A picture is worth a thousand words they say, and as pictures go this one sums up the last fortnight pretty well.
It is difficult enough with horses. Time, money, more time, confidence, more money. Poop. There's always poop. Then factor in being self employed, 4 children to love, support and drive around like a local mini cab, (oh and a husband who works most weekends and a mum with severe Alzheimer's) and the time element of horse ownership can feel a little tight. So in a effort to combat the endless guilt of not doing enough with horses, children/family, I try to organise my week in timetable form. I have a weekly planner and in each little 1 hour box I duly allocate (and colour code) each segment to cover work, exercising Tuff, visiting Mum and any of the children's appointments. At this point I should probably mention the boxes are pretty full and do not include any essentials such as eating, showering, wine consumption or sleeping.
Now I know, and I'm sure you know, that horses and children rarely conform to 1 hour time slots no matter how pretty their allocated colour is. Lime for Tuff and pink for the kids in case the OCD among you were wondering :)
So why do I bother? Why do I spend at least half an hour and 2 cups of tea on planning time slots if I am 99.9% sure that it'll all go to hell in a hand basket the second the alarm rings on Monday morning?
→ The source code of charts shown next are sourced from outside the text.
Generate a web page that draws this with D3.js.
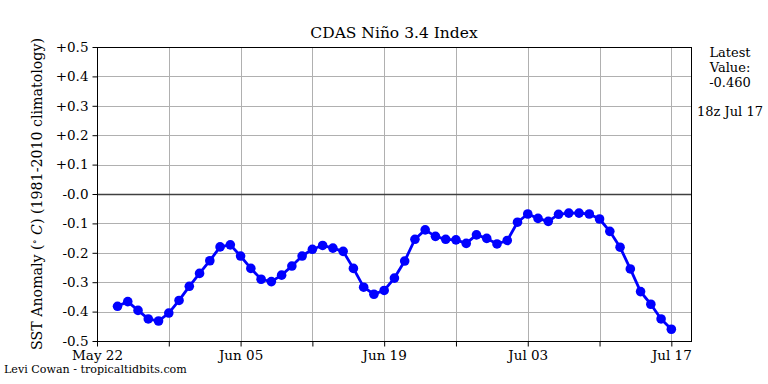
<!DOCTYPE html>
<html lang="en">
<head>
  <meta charset="UTF-8">
  <title>CDAS Nino 3.4 Index</title>
  <style>
    body { margin: 0; background: #fff; }
    svg { font-family: "DejaVu Serif", serif; }
    .grid line { stroke: #b0b0b0; stroke-width: 1; }
    .axis path, .axis line { stroke: #000; }
    .axis text { font-family: "DejaVu Serif", serif; font-size: 13.5px; fill: #000; }
  </style>
</head>
<body>
  <svg id="chart" width="768" height="384"></svg>
  <script src="https://cdn.jsdelivr.net/npm/d3@7"></script>
  <script>
    // daily values, May 24 .. Jul 17
    const startDay = '2019-05-24'
    const values = [
      -0.382, -0.366, -0.396, -0.425, -0.432, -0.405, -0.362, -0.314, -0.270, -0.227,
      -0.180, -0.173, -0.211, -0.253, -0.290, -0.298, -0.276, -0.245, -0.211, -0.188,
      -0.175, -0.184, -0.195, -0.253, -0.317, -0.341, -0.328, -0.286, -0.228, -0.154,
      -0.122, -0.144, -0.154, -0.156, -0.168, -0.139, -0.151, -0.170, -0.158, -0.096,
      -0.068, -0.083, -0.093, -0.069, -0.065, -0.065, -0.068, -0.085, -0.127, -0.181,
      -0.255, -0.332, -0.375, -0.425, -0.460
    ]
    const majorTicks = ['2019-05-22', '2019-06-05', '2019-06-19', '2019-07-03', '2019-07-17']
    const minorTicks = ['2019-05-29', '2019-06-12', '2019-06-26', '2019-07-10']
    const yTicks = [0.5, 0.4, 0.3, 0.2, 0.1, 0, -0.1, -0.2, -0.3, -0.4, -0.5]
    const yTickLabels = ['+0.5', '+0.4', '+0.3', '+0.2', '+0.1', '-0.0', '-0.1', '-0.2', '-0.3', '-0.4', '-0.5']
    const latestLines = ['Latest', 'Value:', '-0.460']
    const latestTime = '18z Jul 17'

    const parse = d3.utcParse('%Y-%m-%d')
    const t0 = parse(startDay)
    const data = values.map((v, i) => ({ date: d3.utcDay.offset(t0, i), v: v }))

    const margin = { left: 97, right: 77, top: 47, bottom: 43 }
    const W = 768, H = 384
    const svg = d3.select('#chart')

    const x = d3.scaleUtc()
      .domain([parse('2019-05-22'), d3.utcHour.offset(parse('2019-07-18'), 22)])
      .range([margin.left, W - margin.right])
    const y = d3.scaleLinear()
      .domain([-0.5, 0.5])
      .range([H - margin.bottom, margin.top])

    const allX = majorTicks.concat(minorTicks).map(parse)

    // grid
    const grid = svg.append('g').attr('class', 'grid')
    grid.selectAll('.gx').data(allX).enter().append('line')
      .attr('x1', d => Math.round(x(d)) + 0.5).attr('x2', d => Math.round(x(d)) + 0.5)
      .attr('y1', y(0.5)).attr('y2', y(-0.5))
    grid.selectAll('.gy').data(yTicks).enter().append('line')
      .attr('x1', x.range()[0]).attr('x2', x.range()[1])
      .attr('y1', d => Math.round(y(d)) + 0.5).attr('y2', d => Math.round(y(d)) + 0.5)

    // zero line
    svg.append('line')
      .attr('x1', x.range()[0]).attr('x2', x.range()[1])
      .attr('y1', Math.round(y(0)) + 0.5).attr('y2', Math.round(y(0)) + 0.5)
      .attr('stroke', '#404040').attr('stroke-width', 1.3)

    // series
    const line = d3.line().x(d => x(d.date)).y(d => y(d.v))
    svg.append('path').datum(data)
      .attr('d', line)
      .attr('fill', 'none')
      .attr('stroke', '#0000ff')
      .attr('stroke-width', 2.8)
      .attr('stroke-linejoin', 'round')
    svg.selectAll('.dot').data(data).enter().append('circle')
      .attr('cx', d => x(d.date)).attr('cy', d => y(d.v))
      .attr('r', 4.8).attr('fill', '#0000ff')

    // frame
    svg.append('rect')
      .attr('x', x.range()[0] + 0.5).attr('y', y(0.5) + 0.5)
      .attr('width', x.range()[1] - x.range()[0]).attr('height', y(-0.5) - y(0.5))
      .attr('fill', 'none').attr('stroke', '#000').attr('stroke-width', 1)

    // axes
    const xAxis = d3.axisBottom(x)
      .tickValues(allX)
      .tickSize(5).tickPadding(4)
      .tickFormat(d => majorTicks.map(parse).some(m => +m === +d) ? d3.utcFormat('%b %d')(d) : '')
    svg.append('g').attr('class', 'axis')
      .attr('transform', `translate(0,${H - margin.bottom + 0.5})`)
      .call(xAxis)
      .call(g => g.select('.domain').remove())

    const yAxis = d3.axisLeft(y)
      .tickValues(yTicks)
      .tickSize(5).tickPadding(4)
      .tickFormat((d, i) => yTickLabels[i])
    svg.append('g').attr('class', 'axis')
      .attr('transform', `translate(${margin.left + 0.5},0)`)
      .call(yAxis)
      .call(g => g.select('.domain').remove())

    // title
    svg.append('text')
      .attr('x', (x.range()[0] + x.range()[1]) / 2).attr('y', 38)
      .attr('text-anchor', 'middle').attr('font-size', 15.5)
      .text('CDAS Niño 3.4 Index')

    // y label
    const yl = svg.append('text')
      .attr('transform', `translate(42,${(y(0.5) + y(-0.5)) / 2}) rotate(-90)`)
      .attr('text-anchor', 'middle').attr('font-size', 14.2)
    yl.append('tspan').text('SST Anomaly (')
    yl.append('tspan').attr('font-size', 10).attr('dy', -4).text('∘')
    yl.append('tspan').attr('dy', 4).attr('font-style', 'italic').text(' C')
    yl.append('tspan').text(') (1981-2010 climatology)')

    // latest value
    const lx = 730
    svg.selectAll('.latest').data(latestLines).enter().append('text')
      .attr('x', lx).attr('y', (d, i) => 57 + i * 15)
      .attr('text-anchor', 'middle').attr('font-size', 13)
      .text(d => d)
    svg.append('text')
      .attr('x', lx).attr('y', 116)
      .attr('text-anchor', 'middle').attr('font-size', 13)
      .text(latestTime)

    // credit
    svg.append('text')
      .attr('x', 4).attr('y', 373)
      .attr('font-size', 11.1)
      .text('Levi Cowan - tropicaltidbits.com')
  </script>
</body>
</html>
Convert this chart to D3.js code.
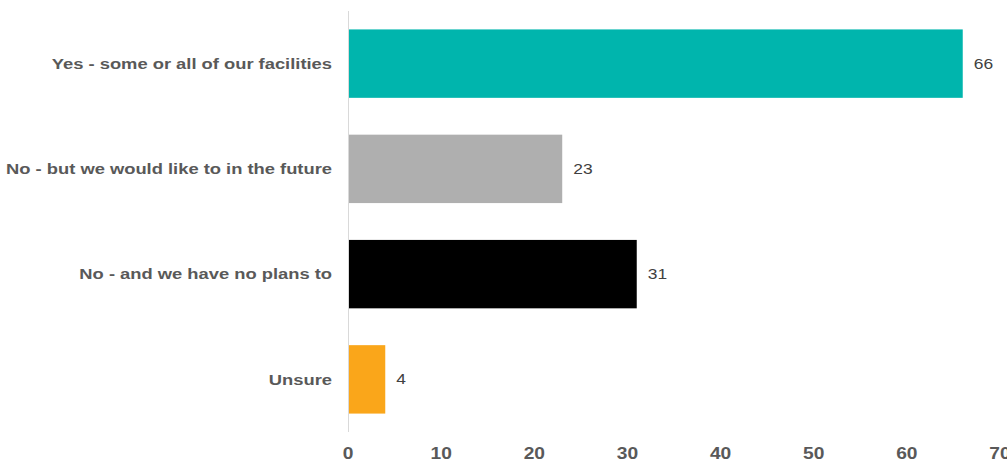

It's because if I do not at least try and set straight in my mind a riding plan for the week, Friday evening will roll around and I will be muttering into my wine glass "Huh, where the heck did the last 5 days go?"
It's a discipline. As no matter how dedicated a student of the horse I am, no matter how much I study the theory when the kids are asleep, how much I eat sleep and breathe horse, unless I get my butt in the saddle on a semi regular basis I am not doing myself or Tuff any justice.
But it was not working. The equated to my type A personality becoming very stressed with regard to being prepared enough for the clinic, being frustrated that I could not be all things to all men (& boys, girls, equines, canines etc) and generally feeling not in control.
So, I have modified my plan. The hour time slots remain, but I am more realistic in my expectations. Instead of aiming for an hour in the saddle 3 days a week, I've broken it down to a quality 30 mins 4-5 days a week, not including any groundwork or issues that need longer time. It's taken the pressure off me, it has made things more achievable, and guess what, my confidence has soared this week. The regularity of my time in the saddle is proving to be fruitful. My sessions with Tuff are short sweet and very successful as a result.
I feel confident that the basics will be solid for Aintree, and that we will have a foundation together from which to get the most out of the clinic.
So as I sit down with my timetable this morning, highlighter in hand and tea hot and steaming, feeling very smug muttering whimsically to myself... I am supermum, I am a domestic goddess, I am an organised professional horsewoman, I am ..... sooooo very, very, very SCREWED!
IT IS ONLY BLOODY HALF TERM THIS WEEK!